In 2008 I want a leader who is willing now to say: "I made a mistake, and
for my mistake I am going to Iraq and accompanying the next planeload of flag-draped
coffins back to Dover Air Force Base. And I am going to ask forgiveness for
my mistake from every parent who will talk to me."
Further, this leader should say: "I am now going to give a series of speeches
across the country documenting how the administration did not tell the American
people the truth, why this war is making our country more vulnerable and less
secure, how we can drive a wedge between Iraqi insurgents and outside jihadists
and leave Iraq for the Iraqis to govern, how we can repair the damage done to
our military, what we and our allies can do to dry up the jihadists' swamp,
and what dramatic steps we must take to become energy-secure and prevent Gulf
Wars III, IV and so on."
At stake is not just the leadership of the Democratic Party and the nation
but our nation's honor, our nobility and our principles. Franklin D. Roosevelt
established a national community based on social justice. Harry Truman created
international networks that repaired the damage of World War II and defeated
communism. John F. Kennedy recaptured the ideal of the republic and the sense
of civic duty. To expect to enter this pantheon, the next Democratic leader
must now undertake all three tasks.
But this cannot be done while the water is rising in the Big Muddy of the Middle
East. No Democrat, especially one now silent, should expect election by default.

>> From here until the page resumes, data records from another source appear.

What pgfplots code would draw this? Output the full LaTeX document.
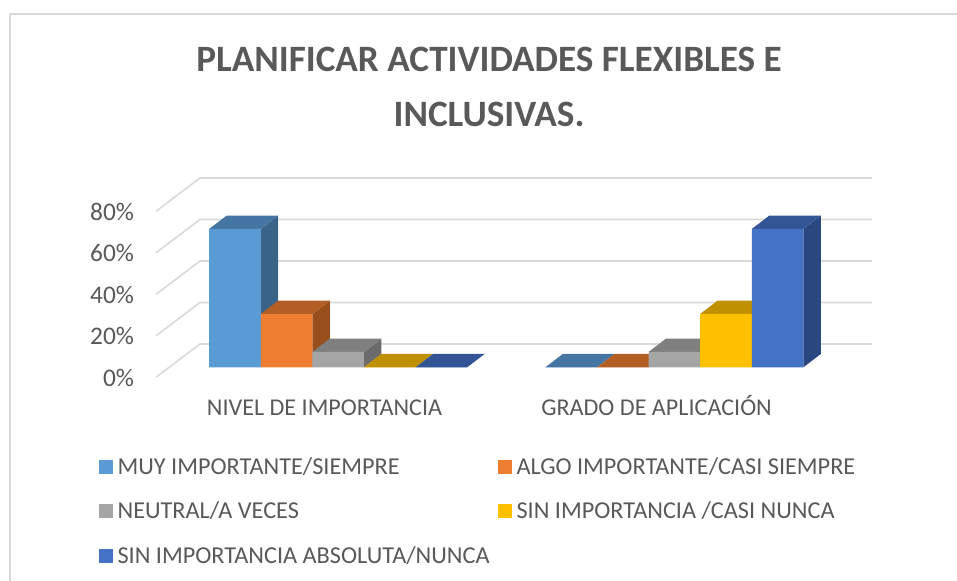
\documentclass[border=0pt]{standalone}
\usepackage{fontspec}
\setmainfont{Carlito}
\usepackage{pgfplots}
\pgfplotsset{compat=1.18}
\definecolor{txt}{HTML}{595959}
\definecolor{gridc}{HTML}{D9D9D9}
\definecolor{aF}{HTML}{5B9BD5}\definecolor{aT}{HTML}{4575A3}\definecolor{aS}{HTML}{3A6389}
\definecolor{bF}{HTML}{ED7D31}\definecolor{bT}{HTML}{B35E24}\definecolor{bS}{HTML}{984F1C}
\definecolor{cF}{HTML}{A5A5A5}\definecolor{cT}{HTML}{7F7F7F}\definecolor{cS}{HTML}{6B6B6B}
\definecolor{dF}{HTML}{FFC000}\definecolor{dT}{HTML}{BF9000}\definecolor{dS}{HTML}{A37C00}
\definecolor{eF}{HTML}{4472C4}\definecolor{eT}{HTML}{335596}\definecolor{eS}{HTML}{2B4780}
\pgfplotsset{
  sq/.style={legend image code/.code={\path[##1] (0pt,-5.25pt) rectangle (10.5pt,5.25pt);\path (12pt,0pt);}},
  face/.style={fill=#1,draw=none,forget plot},
  gl/.style={draw=gridc,line width=1.2pt,forget plot,no markers},
}
\begin{document}
\begin{tikzpicture}[x=0.75pt,y=0.75pt]
\path[use as bounding box] (0,0) rectangle (957,581);
\draw[gridc,line width=1.5pt] (9.5,0) -- (9.5,566.7) -- (957,566.7);
\node[font=\fontsize{27.9pt}{30pt}\bfseries\selectfont,text=txt,anchor=base] at (489,509) {PLANIFICAR ACTIVIDADES FLEXIBLES E};
\node[font=\fontsize{27.9pt}{30pt}\bfseries\selectfont,text=txt,anchor=base] at (489,454) {INCLUSIVAS.};
\begin{axis}[
  at={(117pt,152.775pt)},anchor=south west,
  width=537pt,height=149.85pt,scale only axis,
  xmin=-0.5419,xmax=1.5878,ymin=-4.82,ymax=91.47,
  axis line style={draw=none},
  major tick length=0pt,
  xtick={-0.0407,0.947},
  xticklabels={NIVEL DE IMPORTANCIA,GRADO DE APLICACIÓN},
  ytick={-4.82,15.18,35.18,55.18,75.18},
  yticklabels={0\%,20\%,40\%,60\%,80\%},
  x tick label style={font=\fontsize{18.1pt}{21pt}\selectfont,text=txt,yshift=-11pt,text height=14pt,text depth=4pt},
  y tick label style={font=\fontsize{19pt}{22pt}\selectfont,text=txt,xshift=-13pt,yshift=-0.5pt},
  clip=false,
  legend columns=2,
  legend cell align=left,
  legend style={at={(axis cs:-0.7117,-42.1)},anchor=north west,draw=none,fill=none,
    font=\fontsize{18.2pt}{21pt}\selectfont,text=txt,row sep=15.4pt,
    inner sep=0pt,outer sep=0pt,
    /tikz/every even column/.append style={column sep=4.25pt}},
]
% gridlines: front end, back end, right end
\addplot[gl] coordinates {(-0.5419,-4.82)(-0.4109,11.25)(1.5878,11.25)};
\addplot[gl] coordinates {(-0.5419,15.18)(-0.4109,31.25)(1.5878,31.25)};
\addplot[gl] coordinates {(-0.5419,35.18)(-0.4109,51.25)(1.5878,51.25)};
\addplot[gl] coordinates {(-0.5419,55.18)(-0.4109,71.25)(1.5878,71.25)};
\addplot[gl] coordinates {(-0.5419,75.18)(-0.4109,91.25)(1.5878,91.25)};

% Series 1: 66.67 , 0
\addplot[face=aS] coordinates {(-0.23022,0)(-0.17846,6.41)(-0.17846,73.08)(-0.23022,66.67)};
\addplot[face=aT] coordinates {(-0.3837,66.67)(-0.23022,66.67)(-0.17846,73.08)(-0.33194,73.08)};
\addplot[face=aT] coordinates {(0.6163,0)(0.76978,0)(0.82154,6.41)(0.66806,6.41)};
\addplot[ybar,bar width=38.7pt,bar shift=-77.4pt,fill=aF,draw=none,sq] coordinates {(0,66.67)(1,0)};
\addlegendentry{MUY IMPORTANTE/SIEMPRE}

% Series 2: 25.7 , 0
\addplot[face=bS] coordinates {(-0.07674,0)(-0.02498,6.41)(-0.02498,32.11)(-0.07674,25.7)};
\addplot[face=bT] coordinates {(-0.23022,25.7)(-0.07674,25.7)(-0.02498,32.11)(-0.17846,32.11)};
\addplot[face=bT] coordinates {(0.76978,0)(0.92326,0)(0.97502,6.41)(0.82154,6.41)};
\addplot[ybar,bar width=38.7pt,bar shift=-38.7pt,fill=bF,draw=none,sq] coordinates {(0,25.7)(1,0)};
\addlegendentry{ALGO IMPORTANTE/CASI SIEMPRE}

% Series 3: 7.4 , 7.4
\addplot[face=cS] coordinates {(0.07674,0)(0.1285,6.41)(0.1285,13.81)(0.07674,7.4)};
\addplot[face=cT] coordinates {(-0.07674,7.4)(0.07674,7.4)(0.1285,13.81)(-0.02498,13.81)};
\addplot[face=cT] coordinates {(0.92326,7.4)(1.07674,7.4)(1.1285,13.81)(0.97502,13.81)};
\addplot[ybar,bar width=38.7pt,bar shift=0pt,fill=cF,draw=none,sq] coordinates {(0,7.4)(1,7.4)};
\addlegendentry{NEUTRAL/A VECES}

% Series 4: 0 , 25.7
\addplot[face=dT] coordinates {(0.07674,0)(0.23022,0)(0.28198,6.41)(0.1285,6.41)};
\addplot[face=dT] coordinates {(1.07674,25.7)(1.23022,25.7)(1.28198,32.11)(1.1285,32.11)};
\addplot[ybar,bar width=38.7pt,bar shift=38.7pt,fill=dF,draw=none,sq] coordinates {(0,0)(1,25.7)};
\addlegendentry{SIN IMPORTANCIA /CASI NUNCA}

% Series 5: 0 , 66.67
\addplot[face=eT] coordinates {(0.23022,0)(0.3837,0)(0.43546,6.41)(0.28198,6.41)};
\addplot[face=eS] coordinates {(1.3837,0)(1.43546,6.41)(1.43546,73.08)(1.3837,66.67)};
\addplot[face=eT] coordinates {(1.23022,66.67)(1.3837,66.67)(1.43546,73.08)(1.28198,73.08)};
\addplot[ybar,bar width=38.7pt,bar shift=77.4pt,fill=eF,draw=none,sq] coordinates {(0,0)(1,66.67)};
\addlegendentry{SIN IMPORTANCIA ABSOLUTA/NUNCA}
\end{axis}
\end{tikzpicture}
\end{document}
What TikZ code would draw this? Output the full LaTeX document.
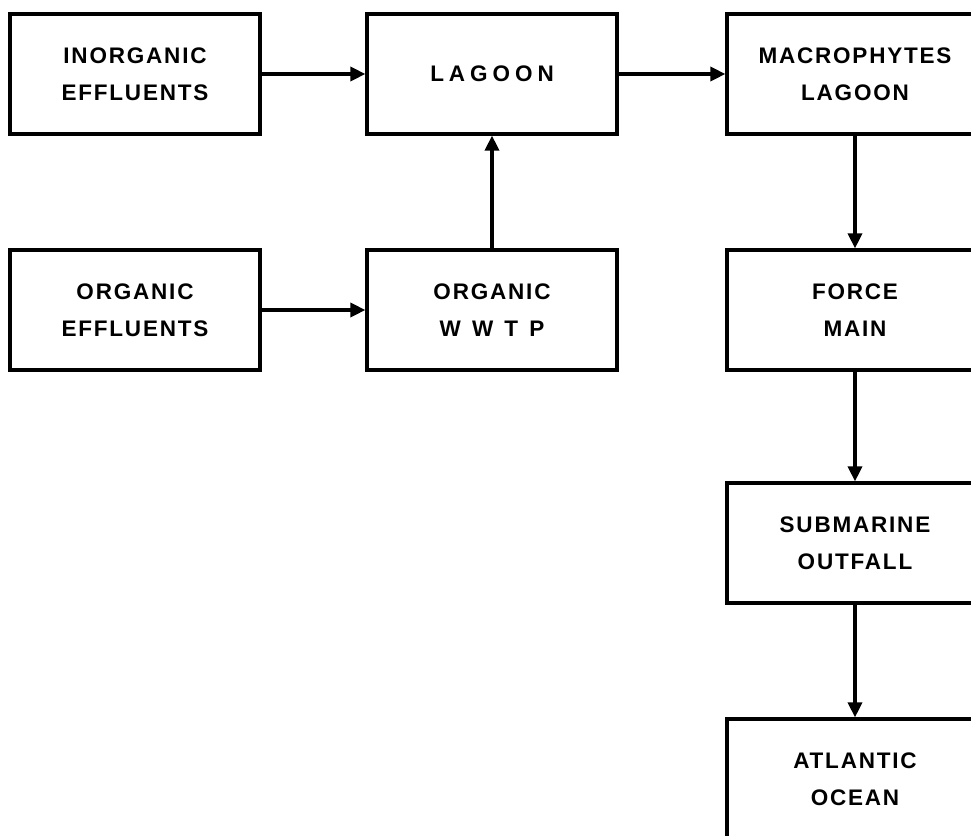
\documentclass[tikz,border=0pt]{standalone}
\usepackage{fontspec}
\usetikzlibrary{arrows.meta,positioning}
\newfontfamily\labfont{Liberation Sans}[LetterSpace=8]
\newfontfamily\widefont{Liberation Sans}[LetterSpace=22]
\begin{document}
\begin{tikzpicture}[x=1pt,y=-1pt,
  box/.style={draw=black,line width=3.2pt,minimum width=250pt,minimum height=120pt,
    inner sep=0pt,align=center,font=\labfont\bfseries\fontsize{22.5}{37}\selectfont},
  flow/.style={line width=3.4pt,-{Triangle[length=15pt,width=14pt]}}]
\useasboundingbox (0,0) rectangle (971,835);
\clip (0,0) rectangle (971,835);
% left column: sources
\node[box] (inorg) at (135,74) {INORGANIC\\EFFLUENTS};
\node[box] (org) at (135,310) {ORGANIC\\EFFLUENTS};
% middle column: treatment
\node[box,font=\widefont\bfseries\fontsize{22.5}{37}\selectfont] (lagoon) at (492,74) {LAGOON};
\node[box] (wwtp) at (492,310) {ORGANIC\\{\widefont W W T P}};
% right column: discharge chain
\node[box,minimum width=256pt] (macro) at (855,74) {MACROPHYTES\\LAGOON};
\node[box,minimum width=256pt] (force) at (855,310) {FORCE\\MAIN};
\node[box,minimum width=256pt] (outfall) at (855,543) {SUBMARINE\\OUTFALL};
\node[box,minimum width=256pt] (ocean) at (855,779) {ATLANTIC\\OCEAN};
% connectors
\draw[flow] (inorg.east) -- (lagoon.west);
\draw[flow] (org.east) -- (wwtp.west);
\draw[flow] (wwtp.north) -- (lagoon.south);
\draw[flow] (lagoon.east) -- (macro.west);
\draw[flow] (macro.south) -- (force.north);
\draw[flow] (force.south) -- (outfall.north);
\draw[flow] (outfall.south) -- (ocean.north);
\end{tikzpicture}
\end{document}
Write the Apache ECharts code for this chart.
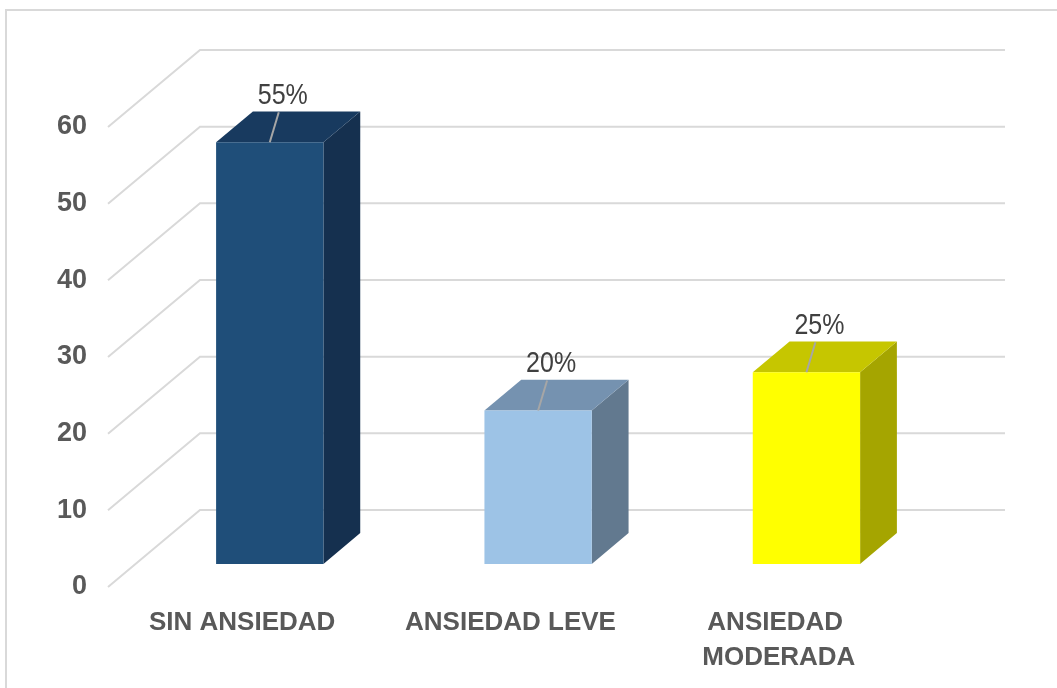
<!DOCTYPE html>
<html><head><meta charset="utf-8">
<script src="https://cdn.jsdelivr.net/npm/echarts@6/dist/echarts.min.js"></script>
<style>html,body{margin:0;padding:0;background:#fff}#c{width:1057px;height:688px}</style>
</head><body><div id="c"></div>
<script>
const categories = ['SIN ANSIEDAD', 'ANSIEDAD LEVE', 'ANSIEDAD MODERADA'];
const values = [55, 20, 25];
const yTicks = [0, 10, 20, 30, 40, 50, 60];

const FACE = ['#1F4E79', '#9DC3E6', '#FFFF00'];
const TOPC = ['#183A5F', '#7592B0', '#C6C600'];
const SIDE = ['#15304F', '#62798F', '#A5A500'];
const DX = 92, DY = -77, F0 = 0.3, F1 = 0.7, BARW = 0.4;
const FONT = '"Liberation Sans", Arial, sans-serif';

const chart = echarts.init(document.getElementById('c'), null, {renderer: 'canvas'});
chart.setOption({
  animation: false,
  graphic: [{type: 'rect', silent: true, z: -10,
    shape: {x: 6, y: 10, width: 1100, height: 720},
    style: {fill: 'none', stroke: '#D9D9D9', lineWidth: 2}}],
  grid: {left: 108, right: 144, top: 127, bottom: 101},
  xAxis: {type: 'category', data: categories,
    axisLine: {show: false}, axisTick: {show: false}, splitLine: {show: false},
    axisLabel: {interval: 0, margin: 18, fontFamily: FONT, fontSize: 26, fontWeight: 'bold',
      color: '#595959', lineHeight: 35, width: 240, overflow: 'break'}},
  yAxis: {type: 'value', min: 0, max: 60, interval: 10,
    splitLine: {show: false}, axisLine: {show: false}, axisTick: {show: false},
    axisLabel: {margin: 21, fontFamily: FONT, fontSize: 27, fontWeight: 'bold', color: '#595959'}},
  series: [
    {type: 'custom', z: 1, silent: true, data: yTicks.map(v => [0, v]),
      renderItem(params, api) {
        const cs = params.coordSys;
        const y = api.coord([0, api.value(1)])[1];
        const x0 = cs.x, x1 = cs.x + cs.width;
        return {type: 'polyline',
          shape: {points: [[x0, y], [x0 + DX, y + DY], [x1 + DX, y + DY]]},
          style: {stroke: '#D9D9D9', lineWidth: 2, fill: null}};
      }},
    {type: 'custom', z: 2, silent: true, data: values.map((v, i) => [i, v]),
      renderItem(params, api) {
        const i = api.value(0), v = api.value(1);
        const base = api.coord([i, 0]), top = api.coord([i, v]);
        const band = api.size([1, 0])[0];
        const w = band * BARW;
        const ox = F0 * DX, oy = F0 * DY, dx = (F1 - F0) * DX, dy = (F1 - F0) * DY;
        const xl = base[0] - w / 2 + ox, xr = base[0] + w / 2 + ox;
        const yb = base[1] + oy, yt = top[1] + oy;
        const cx = (xl + xr) / 2;
        return {type: 'group', children: [
          {type: 'polygon', shape: {points: [[xr, yt], [xr + dx, yt + dy], [xr + dx, yb + dy], [xr, yb]]},
            style: {fill: SIDE[i]}},
          {type: 'polygon', shape: {points: [[xl, yt], [xr, yt], [xr + dx, yt + dy], [xl + dx, yt + dy]]},
            style: {fill: TOPC[i]}},
          {type: 'rect', shape: {x: xl, y: yt, width: w, height: yb - yt},
            style: {fill: FACE[i]}},
          {type: 'line', shape: {x1: cx, y1: yt, x2: cx + 9, y2: yt - 30},
            style: {stroke: '#A6A6A6', lineWidth: 2}},
          {type: 'text', x: cx + 13, y: yt - 46, scaleY: 1.15,
            style: {text: v + '%', fontFamily: FONT, fontSize: 25, fill: '#404040',
              align: 'center', verticalAlign: 'middle'}}
        ]};
      }}
  ]
});
</script></body></html>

The public trust must be earned, and speaking clearly, candidly and forcefully
now about the mess in Iraq is the place to begin.
The real defeatists today are not those protesting the war. The real defeatists
are those in power and their silent supporters in the opposition party who are
reduced to repeating "Stay the course" even when the course, whatever
it now is, is light years away from the one originally undertaken. The truth
is we're way off course. We've stumbled into a hornet's nest. We've weakened
ourselves at home and in the world. We are less secure today than before this
war began.
Who now has the courage to say this?
The writer is a former Democratic senator from Colorado.